## Dataset extract
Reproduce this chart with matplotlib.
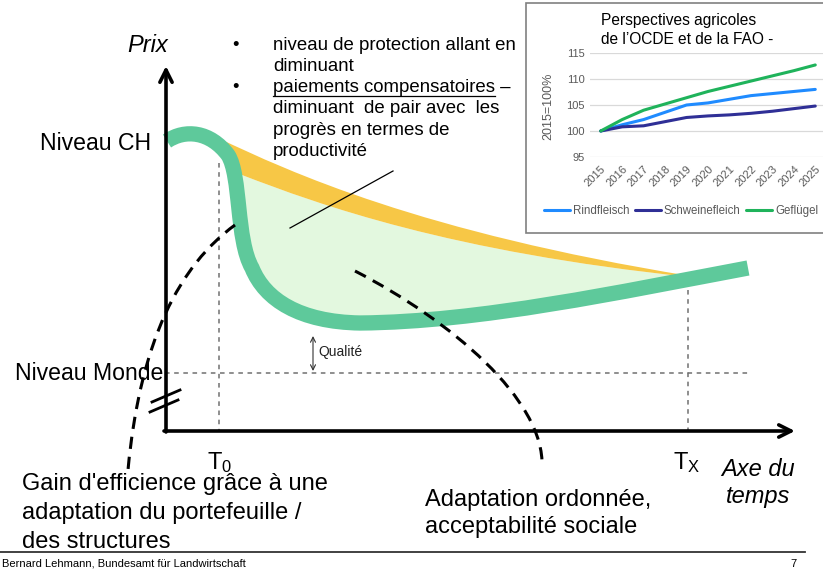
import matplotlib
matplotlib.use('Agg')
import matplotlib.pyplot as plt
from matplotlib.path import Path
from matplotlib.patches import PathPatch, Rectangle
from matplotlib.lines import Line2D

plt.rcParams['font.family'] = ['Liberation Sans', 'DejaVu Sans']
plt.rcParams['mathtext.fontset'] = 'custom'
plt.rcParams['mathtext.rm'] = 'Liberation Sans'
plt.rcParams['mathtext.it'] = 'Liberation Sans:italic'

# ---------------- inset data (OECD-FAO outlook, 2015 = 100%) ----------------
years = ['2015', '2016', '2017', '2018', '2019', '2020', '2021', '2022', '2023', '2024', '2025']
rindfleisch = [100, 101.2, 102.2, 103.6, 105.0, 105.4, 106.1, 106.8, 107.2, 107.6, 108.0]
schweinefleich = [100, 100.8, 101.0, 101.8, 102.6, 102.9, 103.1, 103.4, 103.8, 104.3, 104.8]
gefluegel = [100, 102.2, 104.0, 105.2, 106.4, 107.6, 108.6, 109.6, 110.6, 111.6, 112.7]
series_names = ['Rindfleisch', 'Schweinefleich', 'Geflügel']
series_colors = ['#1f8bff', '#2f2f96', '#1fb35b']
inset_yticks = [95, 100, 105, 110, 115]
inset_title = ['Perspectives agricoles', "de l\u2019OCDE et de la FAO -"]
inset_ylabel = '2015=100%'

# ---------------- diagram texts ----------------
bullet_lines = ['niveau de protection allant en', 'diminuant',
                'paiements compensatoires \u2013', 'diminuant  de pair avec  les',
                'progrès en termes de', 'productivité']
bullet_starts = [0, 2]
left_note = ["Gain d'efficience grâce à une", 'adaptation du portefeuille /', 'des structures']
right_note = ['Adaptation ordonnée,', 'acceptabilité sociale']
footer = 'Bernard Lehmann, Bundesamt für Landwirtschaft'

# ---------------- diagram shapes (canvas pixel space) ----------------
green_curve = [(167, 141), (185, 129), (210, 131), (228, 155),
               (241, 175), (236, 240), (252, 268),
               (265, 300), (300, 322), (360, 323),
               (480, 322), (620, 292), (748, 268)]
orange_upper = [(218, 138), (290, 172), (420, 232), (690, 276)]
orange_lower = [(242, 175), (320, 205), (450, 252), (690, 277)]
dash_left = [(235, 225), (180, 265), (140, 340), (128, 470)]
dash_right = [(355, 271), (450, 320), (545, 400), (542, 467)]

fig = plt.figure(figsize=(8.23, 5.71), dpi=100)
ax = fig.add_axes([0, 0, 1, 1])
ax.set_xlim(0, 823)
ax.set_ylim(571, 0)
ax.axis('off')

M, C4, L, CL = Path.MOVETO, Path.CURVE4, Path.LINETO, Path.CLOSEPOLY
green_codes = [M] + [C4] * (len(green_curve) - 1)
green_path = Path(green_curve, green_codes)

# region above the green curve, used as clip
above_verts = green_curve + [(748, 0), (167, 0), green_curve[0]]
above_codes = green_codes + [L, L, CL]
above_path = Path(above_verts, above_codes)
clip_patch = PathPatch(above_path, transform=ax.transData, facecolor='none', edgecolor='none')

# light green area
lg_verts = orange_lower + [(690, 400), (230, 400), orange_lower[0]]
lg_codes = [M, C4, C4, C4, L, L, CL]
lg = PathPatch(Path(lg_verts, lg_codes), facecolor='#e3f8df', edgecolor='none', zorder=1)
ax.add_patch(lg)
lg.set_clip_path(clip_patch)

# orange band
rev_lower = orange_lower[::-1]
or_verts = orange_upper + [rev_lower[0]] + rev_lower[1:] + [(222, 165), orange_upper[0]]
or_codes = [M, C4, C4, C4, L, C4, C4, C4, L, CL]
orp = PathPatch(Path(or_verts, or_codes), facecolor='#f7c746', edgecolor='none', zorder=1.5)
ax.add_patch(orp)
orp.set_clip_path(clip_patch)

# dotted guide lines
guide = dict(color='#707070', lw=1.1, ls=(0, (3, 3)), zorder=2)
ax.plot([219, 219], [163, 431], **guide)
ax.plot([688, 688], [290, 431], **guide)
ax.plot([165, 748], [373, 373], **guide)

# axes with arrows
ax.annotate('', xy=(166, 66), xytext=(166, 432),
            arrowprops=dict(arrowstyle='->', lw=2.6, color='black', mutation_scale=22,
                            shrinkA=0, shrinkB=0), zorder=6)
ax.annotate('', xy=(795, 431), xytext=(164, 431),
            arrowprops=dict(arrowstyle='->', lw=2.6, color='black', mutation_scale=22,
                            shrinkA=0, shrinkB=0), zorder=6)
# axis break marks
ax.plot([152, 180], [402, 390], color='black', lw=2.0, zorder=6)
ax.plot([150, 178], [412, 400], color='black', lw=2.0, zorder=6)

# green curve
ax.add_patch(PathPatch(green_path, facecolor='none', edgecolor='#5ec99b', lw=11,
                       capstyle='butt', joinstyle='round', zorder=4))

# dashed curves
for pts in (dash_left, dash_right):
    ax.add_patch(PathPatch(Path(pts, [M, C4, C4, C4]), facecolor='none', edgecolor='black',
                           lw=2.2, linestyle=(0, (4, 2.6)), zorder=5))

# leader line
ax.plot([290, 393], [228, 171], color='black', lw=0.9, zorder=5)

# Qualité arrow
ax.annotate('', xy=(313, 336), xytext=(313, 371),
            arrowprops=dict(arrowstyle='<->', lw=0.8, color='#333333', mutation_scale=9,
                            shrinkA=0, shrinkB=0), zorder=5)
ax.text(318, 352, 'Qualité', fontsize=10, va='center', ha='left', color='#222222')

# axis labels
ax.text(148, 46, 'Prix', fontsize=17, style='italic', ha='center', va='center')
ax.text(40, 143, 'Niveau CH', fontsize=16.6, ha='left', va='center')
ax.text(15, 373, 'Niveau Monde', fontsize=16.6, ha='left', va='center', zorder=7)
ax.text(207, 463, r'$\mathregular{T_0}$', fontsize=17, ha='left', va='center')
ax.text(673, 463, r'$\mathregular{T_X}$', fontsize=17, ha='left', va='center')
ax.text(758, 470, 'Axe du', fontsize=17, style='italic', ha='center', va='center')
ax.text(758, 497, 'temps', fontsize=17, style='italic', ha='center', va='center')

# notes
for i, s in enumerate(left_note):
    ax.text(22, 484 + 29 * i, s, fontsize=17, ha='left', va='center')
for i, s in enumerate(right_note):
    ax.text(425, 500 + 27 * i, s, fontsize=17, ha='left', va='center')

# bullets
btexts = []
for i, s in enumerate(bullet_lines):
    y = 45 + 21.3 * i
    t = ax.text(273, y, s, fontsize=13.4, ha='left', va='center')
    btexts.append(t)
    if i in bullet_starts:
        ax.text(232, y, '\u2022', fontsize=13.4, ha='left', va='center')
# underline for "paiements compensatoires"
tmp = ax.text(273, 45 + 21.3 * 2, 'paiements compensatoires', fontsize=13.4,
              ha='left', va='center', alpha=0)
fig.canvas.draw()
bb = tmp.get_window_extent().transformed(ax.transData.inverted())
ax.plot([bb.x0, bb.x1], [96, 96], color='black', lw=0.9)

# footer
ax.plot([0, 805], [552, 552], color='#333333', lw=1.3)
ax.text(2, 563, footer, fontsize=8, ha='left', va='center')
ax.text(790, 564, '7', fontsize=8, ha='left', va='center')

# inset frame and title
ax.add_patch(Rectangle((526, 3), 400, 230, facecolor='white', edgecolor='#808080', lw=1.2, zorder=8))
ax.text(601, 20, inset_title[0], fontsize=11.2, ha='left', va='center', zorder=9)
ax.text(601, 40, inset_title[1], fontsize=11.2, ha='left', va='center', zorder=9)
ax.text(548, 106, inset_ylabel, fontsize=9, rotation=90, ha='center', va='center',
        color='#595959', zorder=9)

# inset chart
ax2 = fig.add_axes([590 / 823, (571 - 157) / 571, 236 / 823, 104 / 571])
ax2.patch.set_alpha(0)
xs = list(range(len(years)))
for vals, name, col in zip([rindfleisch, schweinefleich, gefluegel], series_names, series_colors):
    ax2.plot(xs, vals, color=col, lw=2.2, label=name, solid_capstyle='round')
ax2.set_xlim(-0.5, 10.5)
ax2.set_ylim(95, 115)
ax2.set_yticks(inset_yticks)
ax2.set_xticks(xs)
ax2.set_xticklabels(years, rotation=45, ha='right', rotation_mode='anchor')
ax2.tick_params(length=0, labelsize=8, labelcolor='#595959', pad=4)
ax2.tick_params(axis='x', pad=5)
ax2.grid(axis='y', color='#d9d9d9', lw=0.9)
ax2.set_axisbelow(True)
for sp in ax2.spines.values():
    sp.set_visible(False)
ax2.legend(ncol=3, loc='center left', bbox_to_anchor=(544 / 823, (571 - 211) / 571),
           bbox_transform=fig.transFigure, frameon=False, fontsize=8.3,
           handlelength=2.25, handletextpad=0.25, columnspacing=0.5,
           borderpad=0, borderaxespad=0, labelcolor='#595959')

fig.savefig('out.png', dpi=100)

## Work required
From the opening line of the listing above through the line bearing "inset_ylabel = '2015=100%'", repeat each line exactly. Drop every picture.

## The answer
Reproduce this chart with matplotlib.
import matplotlib
matplotlib.use('Agg')
import matplotlib.pyplot as plt
from matplotlib.path import Path
from matplotlib.patches import PathPatch, Rectangle
from matplotlib.lines import Line2D

plt.rcParams['font.family'] = ['Liberation Sans', 'DejaVu Sans']
plt.rcParams['mathtext.fontset'] = 'custom'
plt.rcParams['mathtext.rm'] = 'Liberation Sans'
plt.rcParams['mathtext.it'] = 'Liberation Sans:italic'

# ---------------- inset data (OECD-FAO outlook, 2015 = 100%) ----------------
years = ['2015', '2016', '2017', '2018', '2019', '2020', '2021', '2022', '2023', '2024', '2025']
rindfleisch = [100, 101.2, 102.2, 103.6, 105.0, 105.4, 106.1, 106.8, 107.2, 107.6, 108.0]
schweinefleich = [100, 100.8, 101.0, 101.8, 102.6, 102.9, 103.1, 103.4, 103.8, 104.3, 104.8]
gefluegel = [100, 102.2, 104.0, 105.2, 106.4, 107.6, 108.6, 109.6, 110.6, 111.6, 112.7]
series_names = ['Rindfleisch', 'Schweinefleich', 'Geflügel']
series_colors = ['#1f8bff', '#2f2f96', '#1fb35b']
inset_yticks = [95, 100, 105, 110, 115]
inset_title = ['Perspectives agricoles', "de l\u2019OCDE et de la FAO -"]
inset_ylabel = '2015=100%'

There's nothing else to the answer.